Der Sachunterricht und seine Konzeptionen - Historische und aktuelle Entwicklungen


 

2 Geschichte des Sachunterrichts – Klärung der historischen Voraussetzungen (S. 15-16)

2.1 Sachunterricht unter theologischem Vorzeichen

Im Allgemeinen wird der Beginn des Sachunterrichts in seiner Ausprägung als ein grundlegender Realienunterricht mit Wolfgang Ratke (lat. Ratichius; 1571-1635) und vor allem mit Comenius verbunden (vgl. z.B. Siller/ Walter 1999, S. 13). In seinem Werk „Orbis sensualium pictus“, das 1653 in lateinischer Sprache und dann 1658 auch auf Deutsch erschien, schuf Johann Amos Comenius (1592-1670) erstmals ein Lehrwerk für den Unterricht, das mit Hilfe von Bildern (Holzschnitte) Sachwissen und Sprachwissen (Latein und Muttersprache) miteinander verband. Das wichtige Unterrichtsprinzip der Anschauung ist auf dieses Unterrichtswerk zurückzuführen. Comenius kritisierte an dem zeitgenössischen Unterricht den bloßen Verbalismus, der Sprache ohne die Sachen lehrte. Die daraus entspringende Einschätzung, Comenius sei der Begründer des pädagogischen Realismus gewesen, muss allerdings seit den Befunden von Schaller etwas eingeschränkt werden. Dieser weist darauf hin, dass Comenius die Weltordnung als gottgegeben auffasst und den Menschen nur dazu auffordert, die Dinge aus Gehorsam zu Gott und nicht aus freiem Willen zu gebrauchen (vgl. Schaller 1962, S. 359). Insofern ist der „Orbis sensualium pictus“ ein Allegorienbuch, das die göttliche Schöpfung anschaulich machen will und schon zeitgenössisch nicht immer auf der Höhe der Erkenntnisse war (vgl.
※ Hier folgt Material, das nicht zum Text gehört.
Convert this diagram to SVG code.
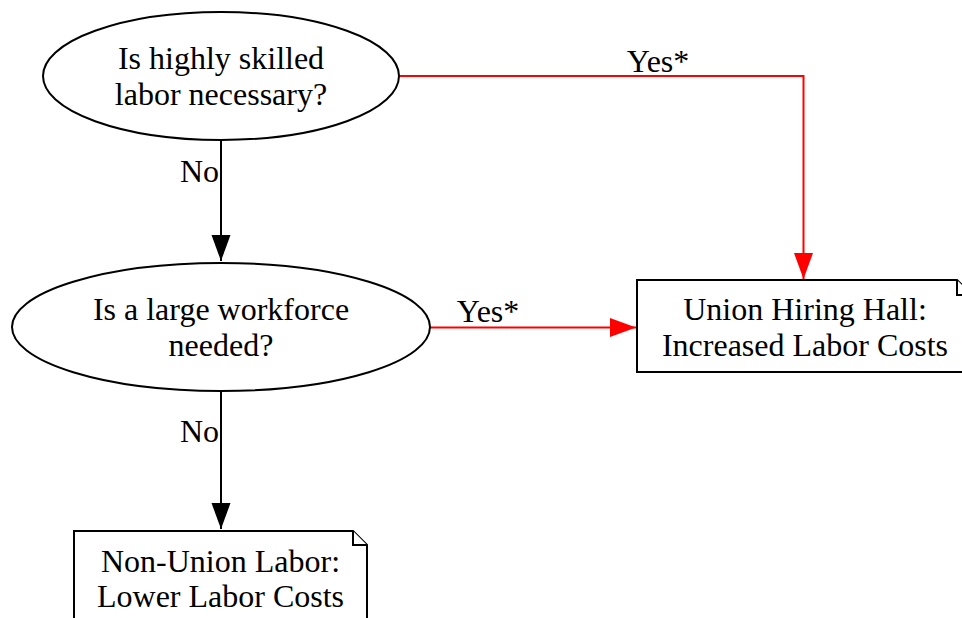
<svg xmlns="http://www.w3.org/2000/svg" width="962" height="618" viewBox="0 0 962 618" font-family="'Liberation Serif', 'Times New Roman', Times, 'DejaVu Serif', serif">
<style>
text{font-family:'Liberation Serif','Times New Roman',Times,'DejaVu Serif',serif;font-size:32px;fill:#000;text-anchor:middle}
.shape{fill:#fff;stroke:#000;stroke-width:2}
.edge{fill:none;stroke-width:2}
.red{stroke:#ff0000}
.blk{stroke:#000}
.lbl-end{text-anchor:end}
</style>
<defs>
<marker id="ahR" markerUnits="userSpaceOnUse" markerWidth="28" markerHeight="20" refX="26" refY="9.5" orient="auto" viewBox="0 0 28 20">
<path d="M0,0 L26,9.5 L0,19 Z" fill="#ff0000"/>
</marker>
<marker id="ahB" markerUnits="userSpaceOnUse" markerWidth="28" markerHeight="20" refX="26" refY="9.5" orient="auto" viewBox="0 0 28 20">
<path d="M0,0 L26,9.5 L0,19 Z" fill="#000"/>
</marker>
</defs>
<rect width="962" height="618" fill="#fff"/>
<g id="edges">
<path class="edge red" d="M399,76 H803.5 V279" marker-end="url(#ahR)"/>
<path class="edge red" d="M430,327.5 H636" marker-end="url(#ahR)"/>
<path class="edge blk" d="M221,140 V261" marker-end="url(#ahB)"/>
<path class="edge blk" d="M221,391 V529" marker-end="url(#ahB)"/>
<text x="658" y="72">Yes*</text>
<text x="488" y="322">Yes*</text>
<text class="lbl-end" x="219" y="182">No</text>
<text class="lbl-end" x="219" y="442">No</text>
</g>
<g id="q1">
<ellipse class="shape" cx="221" cy="76" rx="178" ry="64"/>
<text x="221" y="69">Is highly skilled</text>
<text x="221" y="105">labor necessary?</text>
</g>
<g id="q2">
<ellipse class="shape" cx="221" cy="327" rx="209" ry="64"/>
<text x="221" y="320">Is a large workforce</text>
<text x="221" y="356">needed?</text>
</g>
<g id="union">
<path class="shape" d="M637,280 H957 L972,295 V372 H637 Z"/>
<polyline class="shape" fill="none" points="957,280 957,295 972,295"/>
<text x="805" y="320">Union Hiring Hall:</text>
<text x="805" y="356">Increased Labor Costs</text>
</g>
<g id="nonunion">
<path class="shape" d="M74,531 H353 L367,545 V630 H74 Z"/>
<polyline class="shape" fill="none" points="353,531 353,545 367,545"/>
<text x="220.5" y="572">Non-Union Labor:</text>
<text x="220.5" y="607">Lower Labor Costs</text>
</g>
</svg>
Nießeler 2010, S. 46 und 54f.).

Auch ein weiterer Vordenker des frühen Sachunterrichts ist noch voraufklärerisch zu verorten, denn der Pietist August Hermann Francke (1663-1727) argumentierte ebenfalls theologisch. Ab 1695 rief Francke in Halle an der Saale mit seinen Waisenhäusern eine Schulgründung ins Leben, die in ihrer Hochzeit über 2000 Zöglinge beherbergte. Unverzichtbarer Bestandteil dieses florierenden pädagogischen Unternehmens war der konkrete Umgang mit den Sachen in Form von handwerklicher, landwirtschaftlicher und landbaulicher, gärtnerischer und werktätiger Arbeit. Um diese aber angemessen ausführen zu können, benötigt der Mensch handfesten Sachverstand und solides Sachwissen. Allerdings nicht zum freien Gebrauch der Dinge oder Sachen, sondern um „wahre Gottseligkeit“ einerseits und „christliche Klugheit“ andererseits zu erwerben (vgl. Schmidt 1972, S. 18). Diese wird in Form praktischer Lebensbewältigung in den Dienst des Nächsten gestellt, womit Gottes Wille erfüllt wird. Franckes Realienunterricht war damit eng in die pietistische Glaubensauffassung eingespannt, die noch von einem von der Erbsünde bestimmten negativen Menschenbild ausging (vgl. Ringshausen 1979, S. 89f.). In der Folgezeit führte Franckes Pädagogik zur Gründung von zahlreichen Realschulen und beförderte damit den Realienunterricht in Preußen landesweit. Obwohl Franckes Realienunterricht nicht auf Emanzipation abzielte, bleibt festzustellen, dass Realienunterricht unterschwellig immer aufklärende Momente beinhaltet, da er sich der diesseitigen Welt zuwendet und diese rational erschließt. Vollends zum Durchbruch gelangte das Freisetzungspotential des Sachunterrichts in Form des frühen Realienunterrichts mit der Aufklärung.